Ainda neste registo, as palavras de Ramalho Ortigão - “Foz! Saudosa Foz! / Residência querida da minha infância…” - inscritas na placa comemorativa colocada entre a Praia dos Ingleses e a Praia do Ourigo, podem ser vistas, lidas e ditas em voz alta com o oceano Atlântico defronte. A homenagem foi feita pela União de Freguesias de Aldoar, Foz do Douro e Nevogilde, por altura do centenário do falecimento do escritor portuense.

Mais a oriente, o mural de azulejos à entrada da Escola EB 2/3 Pires de Lima dá corpo a este nobre pensamento de Eugénio de Andrade: “Não há nenhuma cidade, assim, / que subitamente se não torne secreta”.

Não há, efetivamente. Que outra cidade se daria ao génio e ao trabalho de diligentemente colocar um verso da poeta Filipa Leal, também ela do Porto, numa faixa entre duas árvores, algures numa rua do Bonfim? “Havemos de ir ao futuro”, lia-se. Já tardou mais, sonha-se.

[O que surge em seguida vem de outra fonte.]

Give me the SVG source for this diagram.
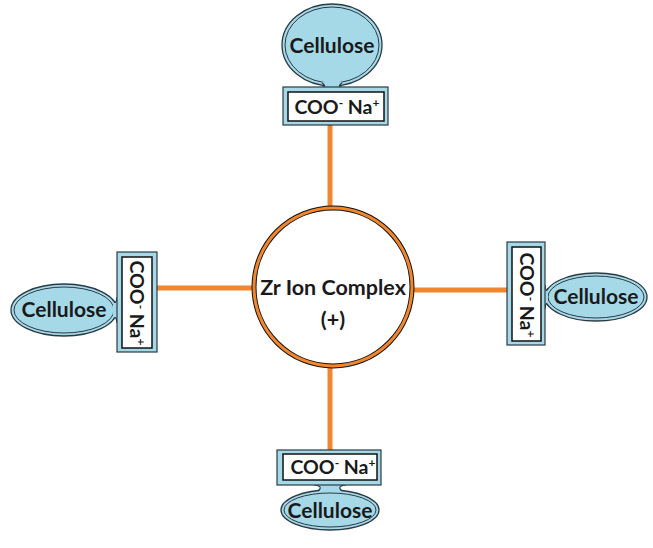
<svg xmlns="http://www.w3.org/2000/svg" width="653" height="548" viewBox="0 0 653 548">
<style>
.bg{fill:#ffffff}
.cel{fill:#a6d9e8;stroke:#2a3a44;stroke-width:1.3}
.celin{fill:none;stroke:#2a3a44;stroke-width:1}
.neck{fill:#a6d9e8;stroke:none}
.necks{fill:none;stroke:#2a3a44;stroke-width:1.2}
.ob{fill:#a6d9e8;stroke:#2a3a44;stroke-width:1.2}
.ib{fill:#ffffff;stroke:#111;stroke-width:1.5}
.t{font-family:Lato,"Open Sans",sans-serif;font-weight:bold;fill:#1a1a1a}
.tc{font-size:21px}
.tb{font-size:19.5px}
.sup{font-size:12px}
.con{stroke:#f0862e;stroke-width:5;fill:none}
</style>
<rect class="bg" x="0" y="0" width="653" height="548"/>
<g id="connectors">
<line class="con" x1="330" y1="125" x2="330" y2="210"/>
<line class="con" x1="330" y1="364" x2="330" y2="450"/>
<line class="con" x1="157" y1="288" x2="255" y2="288"/>
<line class="con" x1="411" y1="290" x2="507" y2="290"/>
</g>
<g id="zr">
<circle cx="333" cy="287" r="79" fill="#fff" stroke="#111" stroke-width="5"/>
<circle cx="333" cy="287" r="79" fill="none" stroke="#f0862e" stroke-width="3"/>
<text class="t" x="333" y="295" font-size="21.5" text-anchor="middle">Zr Ion Complex</text>
<text class="t" x="333" y="327" font-size="21.5" text-anchor="middle">(+)</text>
</g>
<g id="top">
<ellipse class="cel" cx="332" cy="45" rx="50" ry="41"/>
<ellipse class="celin" cx="332" cy="45" rx="47" ry="38"/>
<path class="neck" d="M322 82 Q328 87 322 88 L342 88 Q336 87 342 82 Z"/>
<path class="necks" d="M322 83 Q328 87 320 88 M342 83 Q336 87 344 88"/>
<rect class="ob" x="283" y="87" width="105" height="38"/>
<rect class="ib" x="288" y="92" width="96" height="29"/>
<text class="t tc" x="332" y="53" text-anchor="middle">Cellulose</text>
<text class="t tb" x="337" y="114" text-anchor="middle">COO<tspan class="sup" dy="-7">-</tspan><tspan dy="7"> Na</tspan><tspan class="sup" dy="-7">+</tspan></text>
</g>
<g id="bottom">
<ellipse class="cel" cx="330" cy="510" rx="49" ry="20"/>
<ellipse class="celin" cx="330" cy="510" rx="46" ry="17"/>
<path class="neck" d="M318 492 Q324 486 316 485 L344 485 Q336 486 342 492 Z"/>
<path class="necks" d="M318 491 Q324 486 314 485 M342 491 Q336 486 346 485"/>
<rect class="ob" x="277" y="450" width="104" height="35"/>
<rect class="ib" x="283" y="454" width="94" height="26"/>
<text class="t tc" x="330" y="518" text-anchor="middle">Cellulose</text>
<text class="t tb" x="333" y="474" text-anchor="middle">COO<tspan class="sup" dy="-7">-</tspan><tspan dy="7"> Na</tspan><tspan class="sup" dy="-7">+</tspan></text>
</g>
<g id="left">
<ellipse class="cel" cx="64" cy="310" rx="53" ry="26"/>
<ellipse class="celin" cx="64" cy="310" rx="50" ry="23"/>
<path class="neck" d="M113 300 Q116 306 117 298 L117 322 Q116 314 113 320 Z"/>
<path class="necks" d="M113 300 Q116 306 117 297 M113 320 Q116 314 117 323"/>
<rect class="ob" x="117" y="252" width="40" height="100"/>
<rect class="ib" x="122" y="257" width="30" height="91"/>
<text class="t tc" x="64" y="317" text-anchor="middle">Cellulose</text>
<text class="t tb" transform="translate(130 303) rotate(90)" x="0" y="0" text-anchor="middle">COO<tspan class="sup" dy="-7">-</tspan><tspan dy="7"> Na</tspan><tspan class="sup" dy="-7">+</tspan></text>
</g>
<g id="right">
<ellipse class="cel" cx="596" cy="297" rx="51" ry="24"/>
<ellipse class="celin" cx="596" cy="297" rx="48" ry="21"/>
<path class="neck" d="M548 288 Q546 294 545 286 L545 308 Q546 300 548 306 Z"/>
<path class="necks" d="M548 288 Q546 294 545 285 M548 306 Q546 300 545 309"/>
<rect class="ob" x="507" y="242" width="38" height="103"/>
<rect class="ib" x="512" y="247" width="29" height="94"/>
<text class="t tc" x="596" y="304" text-anchor="middle">Cellulose</text>
<text class="t tb" transform="translate(520 295) rotate(90)" x="0" y="0" text-anchor="middle">COO<tspan class="sup" dy="-7">-</tspan><tspan dy="7"> Na</tspan><tspan class="sup" dy="-7">+</tspan></text>
</g>
</svg>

O Porto pelos olhos e pelo coração dos poetas

São poemas e citações apaixonados, contemplativos, alguns com um quê de angústia presa aos fios de cada palavra. Têm todos em comum a cidade do Porto. Aqui fica uma pequena seleção.

Nasci no Porto, a cidade e seus arredores
As praias próximas, descendo para sul
Permanecem para mim a pátria dentro da pátria,
A terra materna,
O lugar primordial que me funda...
Porque nasci no Porto sei o nome
Das flores e das árvores
E não escapo a um certo bairrismo.
Mas escapei ao provincianismo da capital
(Sophia de Mello Breyner Andresen)

METAMORFOSE

Para a minha alma eu queria uma torre como esta,
assim alta,
assim de névoa acompanhando o rio.
Estou tão longe da margem que as pessoas passam
e as luzes se reflectem na água.
E, contudo, a margem não pertence ao rio
nem o rio está em mim como a torre estaria
se eu a soubesse ter…
uma luz desce o rio
gente passa e não sabe
que eu quero uma torre tão alta que as aves não passem
as nuvens não passem
tão alta tão alta
que a solidão possa tornar-se humana.
(Jorge de Sena)

(O Eugénio de Andrade espera-me num Café.
Atravesso as ruas do Porto – a cidade onde nasci
- com os punhos cerrados de dor.)

Não nasci por acaso nestas pedras
mas para aprender dureza,
lume excedido,
coragem de mãos lúcidas.

Aqui no avesso da construção dos tempos
a palavra liberdade
é menos secreta.

Anda nos olhos da rua,
pega lanças aos gestos,
tira punhais das lágrimas,
conclui as manhãs.

E principalmente
não cheira a museu azedo
ou a musgo embalado
pela chuva na boca dos mortos.

Começa nos cabelos das crianças
para me sentir mais nascido nestas pedras.

Porto
- cidade de luz de granito.
Tristeza de luz viril
com punhos de grito.
(José Gomes Ferreira)

“Se nessa cidade há muito quem troque o B pelo V, há muito pouco quem troque a honra pela infâmia e a liberdade pela servidão”
(Almeida Garrett)

"O Porto não é um lugar. É um sentimento”
(Agustina Bessa-Luís)

Numa cidade que transpira poesia, é recente a manifesta intenção da Comissão de Toponímia em eternizar o nome de escritores e poetas nas ruas do Porto. Em setembro do ano passado, propôs essa mudança em 15 arruamentos do Bairro Rainha D. Leonor.